Not just the cold-blooded spectators are to be shamed. The above-mentioned Financial Times commentary also points the finger directly at central ministries and local governments, which, as the author claims, willingly hijack a top leadership policy of clearing housing inventory and turn it into a call for re-stimulus. The result is rapidly increasing leverage of households and the simple shift of debt from the balance sheets of property developers to those of individuals. Local governments benefit tremendously from land sales and taxation on transactions while families bearing the financial risks. They are becoming “super landlords”.

As the country’s top propaganda organ, the People’s Daily weighed in on Sep 26 with an opinion piece, reflecting the graveness of the current situation. Titled “Losing the hard-working spirit, we will still be homeless with all the properties”, the article devotes much of its content to an uneasiness about the ascent of a opportunist, speculation mentality, in the same vein as the engineer joke, but with a notable twist at the end: it calls on individuals to cling to their faith in self-improvement and to not get lost in the housing pageant.
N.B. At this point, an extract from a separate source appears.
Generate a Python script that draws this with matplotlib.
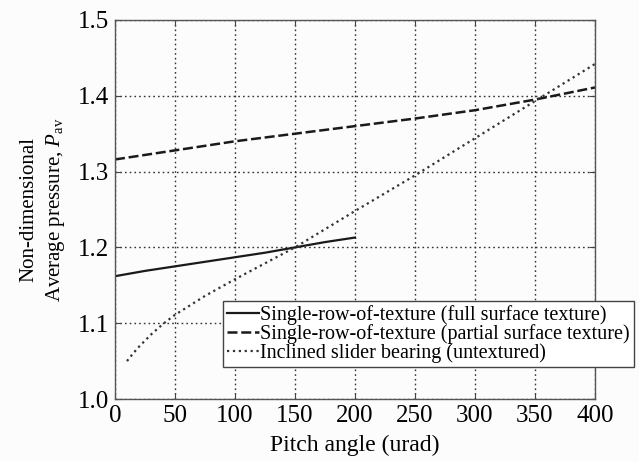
import numpy as np
import matplotlib
matplotlib.use("Agg")
import matplotlib.pyplot as plt

plt.rcParams['font.family'] = 'Liberation Serif'
plt.rcParams['mathtext.fontset'] = 'custom'
plt.rcParams['mathtext.rm'] = 'Liberation Serif'
plt.rcParams['mathtext.it'] = 'Liberation Serif:italic'

# ============================
# Data
# ============================
x_full = [0, 25, 50, 75, 100, 125, 150, 175, 200]
y_full = [1.162, 1.169, 1.175, 1.181, 1.187, 1.193, 1.200, 1.207, 1.213]

x_partial = [0, 25, 50, 75, 100, 150, 200, 250, 300, 350, 400]
y_partial = [1.316, 1.322, 1.328, 1.334, 1.340, 1.350, 1.360, 1.370, 1.381, 1.395, 1.411]

x_incl = [10, 15, 20, 25, 30, 40, 50, 75, 100, 150, 200, 250, 300, 350, 400]
y_incl = [1.050, 1.060, 1.069, 1.077, 1.085, 1.099, 1.111, 1.136, 1.158, 1.200, 1.248, 1.295, 1.344, 1.393, 1.442]

labels = ['Single-row-of-texture (full surface texture)',
          'Single-row-of-texture (partial surface texture)',
          'Inclined slider bearing (untextured)']

xticks = [0, 50, 100, 150, 200, 250, 300, 350, 400]
yticks = [1.0, 1.1, 1.2, 1.3, 1.4, 1.5]

# ============================
# Plot
# ============================
fig = plt.figure(figsize=(6.39, 4.61), dpi=100, facecolor='#fcfcfc')
ax = fig.add_axes([115 / 639, 1 - 399 / 461, 480 / 639, 379 / 461])
ax.set_facecolor('#fcfcfc')

ax.plot(x_full, y_full, '-', color='#1a1a1a', linewidth=1.6, label=labels[0])
ax.plot(x_partial, y_partial, '--', color='#1a1a1a', linewidth=1.8, dashes=(4, 1.5), label=labels[1])
ax.plot(x_incl, y_incl, ':', color='#333333', linewidth=1.6, label=labels[2])

ax.set_xlim(0, 400)
ax.set_ylim(1.0, 1.5)
ax.set_xticks(xticks)
ax.set_yticks(yticks)
ax.set_yticklabels([f'{v:.1f}' for v in yticks])
ax.tick_params(direction='in', top=True, right=True, labelsize=18, length=4, color='#444444', pad=4)
ax.grid(True, linestyle=(0, (1.2, 2.2)), color='#333333', linewidth=1.0)
for s in ax.spines.values():
    s.set_color('#555555')
    s.set_linewidth(1.0)

ax.set_xlabel('Pitch angle (urad)', fontsize=17, labelpad=6)
ax.set_ylabel('Non-dimensional\nAverage pressure, $P_{\\mathrm{av}}$', fontsize=15,
              linespacing=1.35)
ax.yaxis.set_label_coords(-0.10, 0.50)

leg = ax.legend(loc='upper left', bbox_to_anchor=(108 / 480, 1 - (301 - 20) / 379),
                fontsize=14.5, frameon=True, fancybox=False, handlelength=1.6,
                handletextpad=0.05, borderpad=0.2, labelspacing=-0.05, borderaxespad=0)
leg.get_frame().set_edgecolor('#444444')
leg.get_frame().set_linewidth(1.0)
leg.get_frame().set_facecolor('white')
leg.get_frame().set_alpha(1)

fig.savefig('out.png', dpi=100, facecolor=fig.get_facecolor())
The commentary was met with disbelief and ridicule. In no time, another joke starts to spread on the Internet. It applies a light touch to the original title of the People’s Daily article: “Losing all the properties, we will still be homeless with all the hard-working.”

One thought on “Frenzonomics

  1. I might have a question about the phrase “As a reference, monthly average salary in Shenzhen is about 5000 RMB (746 USD). The mean salary is lower”
    I got the idea here, a not-too-bad figure at the front and a worse figure in fact.
    But would you please enlighten me of the difference between ‘average’ and ‘mean’ here? I’ve always been regarding them as synonymies.